Démission ou limitation des mandats ? Révolution ou élections ? L’opposition est réduite à ne reposer que sur le hasard, Dieu ou un coup de folie (fondre sur la Présidence: un risque qu’il ne faut pas oser prendre).
Des États-Unis à la France en passant par l’OIF ou la CEDEAO, personne ne semble cautionner l’aventurisme révolutionnaire ou la démocratie au bazooka. Le contexte géopolitique a changé. Le messianisme démocratique américain a cédé le berceau à la préférence nationale de Donald Trump. La Françafrique lie les mains de la France qui ne veut pas paraître néo-impérialiste.

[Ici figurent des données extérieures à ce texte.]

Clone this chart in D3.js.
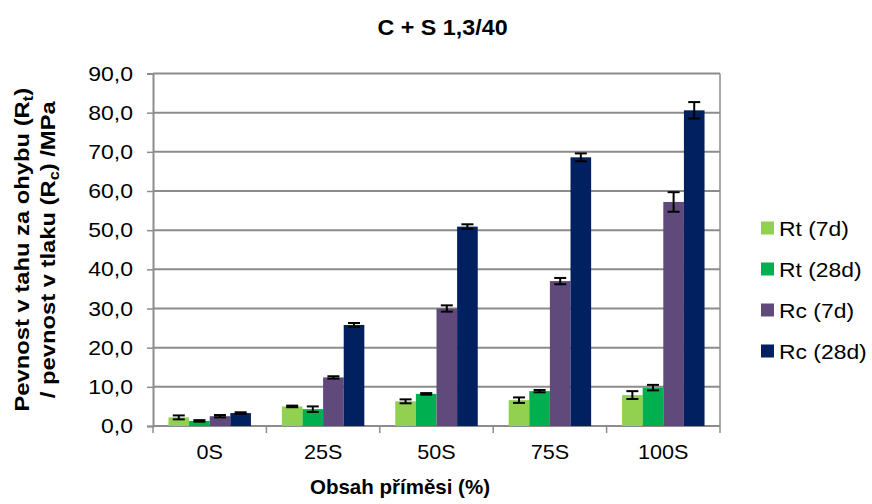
<!DOCTYPE html>
<html>
<head>
<meta charset="utf-8">
<script src="https://cdn.jsdelivr.net/npm/d3@7/dist/d3.min.js"></script>
<style>
  html, body { margin: 0; padding: 0; background: #fff; }
  svg { display: block; font-family: "Liberation Sans", Arial, sans-serif; }
</style>
</head>
<body>
<svg id="chart" width="872" height="504"></svg>
<script>
// Categories (admixture content) and series
const categories = ["0S", "25S", "50S", "75S", "100S"];
const seriesNames = ["Rt (7d)", "Rt (28d)", "Rc (7d)", "Rc (28d)"];
const seriesColors = ["#92D050", "#00B050", "#604A7B", "#002060"];

// Mean strengths [MPa]
const rt7  = [2.2, 5.0, 6.3, 6.6, 7.9];
const rt28 = [1.3, 4.3, 8.2, 8.9, 9.8];
const rc7  = [2.5, 12.4, 30.0, 37.0, 57.2];
const rc28 = [3.3, 25.8, 50.9, 68.6, 80.6];

// Error bar half-widths [MPa]
const rt7Err  = [0.5, 0.2, 0.5, 0.7, 1.0];
const rt28Err = [0.2, 0.7, 0.2, 0.3, 0.7];
const rc7Err  = [0.3, 0.3, 0.8, 0.8, 2.5];
const rc28Err = [0.2, 0.5, 0.6, 1.0, 2.1];

const yTicks = [0, 10, 20, 30, 40, 50, 60, 70, 80, 90];

const values = [rt7, rt28, rc7, rc28];
const errors = [rt7Err, rt28Err, rc7Err, rc28Err];

const svg = d3.select("#chart");
const plot = { left: 153, right: 720, top: 73.5, bottom: 426 };
const gridColor = "#8c8c8c";

const x0 = d3.scaleBand().domain(categories).range([plot.left, plot.right]).padding(0);
const x1 = d3.scaleBand().domain(d3.range(seriesNames.length))
  .range([0, x0.bandwidth()]).paddingInner(0).paddingOuter(0.75);
const y = d3.scaleLinear().domain([0, 90]).range([plot.bottom, plot.top]);

const fmt = v => d3.format(".1f")(v).replace(".", ",");

// Text with a slightly widened face: the group carries position and horizontal stretch
function wideText(parent, x, yPos, sx, txt, opts = {}) {
  const g = parent.append("g").attr("transform", `translate(${x},${yPos}) scale(${sx},1)`);
  const t = g.append("text").attr("x", 0).attr("y", 0)
    .attr("text-anchor", opts.anchor || "start")
    .attr("font-size", opts.size || 20)
    .attr("font-weight", opts.weight || "normal")
    .attr("fill", "#000")
    .text(txt);
  return t;
}

// Horizontal gridlines
svg.append("g").selectAll("line").data(yTicks.filter(t => t > 0)).join("line")
  .attr("x1", plot.left).attr("x2", plot.right)
  .attr("y1", d => y(d)).attr("y2", d => y(d))
  .attr("stroke", gridColor).attr("stroke-width", 2);

// Right border of the plot area
svg.append("line")
  .attr("x1", plot.right).attr("x2", plot.right)
  .attr("y1", plot.top).attr("y2", plot.bottom)
  .attr("stroke", gridColor).attr("stroke-width", 1.5);

// Y axis (ticks from d3, labels drawn widened)
const yAxis = d3.axisLeft(y).tickValues(yTicks).tickFormat("").tickSize(6);
const gy = svg.append("g").attr("transform", `translate(${plot.left},0)`).call(yAxis);
gy.select(".domain").attr("stroke", gridColor).attr("stroke-width", 2);
gy.selectAll(".tick line").attr("stroke", gridColor).attr("stroke-width", 1.5);
const yLabels = svg.append("g");
yTicks.forEach(t => wideText(yLabels, plot.left - 20, y(t) + 7, 1.15, fmt(t), { anchor: "end", size: 20 }));

// X axis: ticks between categories, labels centred in each band
const gx = svg.append("g").attr("transform", `translate(0,${plot.bottom})`);
gx.append("line").attr("x1", plot.left).attr("x2", plot.right)
  .attr("stroke", gridColor).attr("stroke-width", 2);
const bounds = categories.map(c => x0(c)).concat([plot.right]);
gx.selectAll("line.tk").data(bounds).join("line").attr("class", "tk")
  .attr("x1", d => d).attr("x2", d => d).attr("y1", 0).attr("y2", 7)
  .attr("stroke", gridColor).attr("stroke-width", 1.5);
categories.forEach(c => wideText(gx, x0(c) + x0.bandwidth() / 2, 33, 1.08, c, { anchor: "middle", size: 20 }));

// Bars
const groups = svg.append("g").selectAll("g").data(categories).join("g")
  .attr("transform", d => `translate(${x0(d)},0)`);
groups.selectAll("rect").data((c, ci) => values.map((s, si) => ({ si, v: s[ci], e: errors[si][ci] })))
  .join("rect")
  .attr("x", d => x1(d.si)).attr("width", x1.bandwidth())
  .attr("y", d => y(d.v)).attr("height", d => y(0) - y(d.v))
  .attr("fill", d => seriesColors[d.si]);

// Error bars
const capHalf = 6;
const eb = groups.selectAll("g.err").data((c, ci) => values.map((s, si) => ({ si, v: s[ci], e: errors[si][ci] })))
  .join("g").attr("class", "err")
  .attr("transform", d => `translate(${x1(d.si) + x1.bandwidth() / 2},0)`)
  .attr("stroke", "#000").attr("stroke-width", 2);
eb.append("line").attr("y1", d => y(d.v + d.e)).attr("y2", d => y(d.v - d.e));
eb.append("line").attr("x1", -capHalf).attr("x2", capHalf)
  .attr("y1", d => y(d.v + d.e)).attr("y2", d => y(d.v + d.e));
eb.append("line").attr("x1", -capHalf).attr("x2", capHalf)
  .attr("y1", d => y(d.v - d.e)).attr("y2", d => y(d.v - d.e));

// Title
wideText(svg, 442.5, 35, 1.06, "C + S 1,3/40", { anchor: "middle", size: 22, weight: "bold" });

// X axis title
wideText(svg, 400, 494, 1.0, "Obsah příměsi (%)", { anchor: "middle", size: 20.5, weight: "bold" });

// Y axis title (two lines, rotated and widened along the text)
const yMid = (plot.top + plot.bottom) / 2;
const yTitle = svg.append("g").attr("transform", `translate(0,${yMid}) rotate(-90) scale(1.16,1)`)
  .append("text")
  .attr("text-anchor", "middle").attr("font-size", 20.5).attr("font-weight", "bold").attr("fill", "#000");
const l1 = yTitle.append("tspan").attr("x", 0).attr("y", 29);
l1.append("tspan").text("Pevnost v tahu za ohybu (R");
l1.append("tspan").attr("font-size", 14).attr("dy", 4).text("t");
l1.append("tspan").attr("dy", -4).text(")");
const l2 = yTitle.append("tspan").attr("x", 0).attr("y", 55);
l2.append("tspan").text("/ pevnost v tlaku (R");
l2.append("tspan").attr("font-size", 14).attr("dy", 4).text("c");
l2.append("tspan").attr("dy", -4).text(") /MPa");

// Legend
const legend = svg.append("g");
seriesNames.forEach((name, i) => {
  const cy = 228 + i * 41;
  legend.append("rect").attr("x", 761).attr("y", cy - 6.5).attr("width", 13).attr("height", 13)
    .attr("fill", seriesColors[i]);
  wideText(legend, 779, cy + 7.5, 1.09, name, { size: 21 });
});
</script>
</body>
</html>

Face à cette situation, deux alternatives s’offrent à l’opposition : la coalition des 14 ne peut reposer que sur la rue ou miser sur un hypothétique effondrement du régime sur lui-même. La deuxième hypothèse paraît davantage plausible et commande donc que d’ores et déjà, des stratégies de conquête du pouvoir par les urnes commencent à se mettre en place.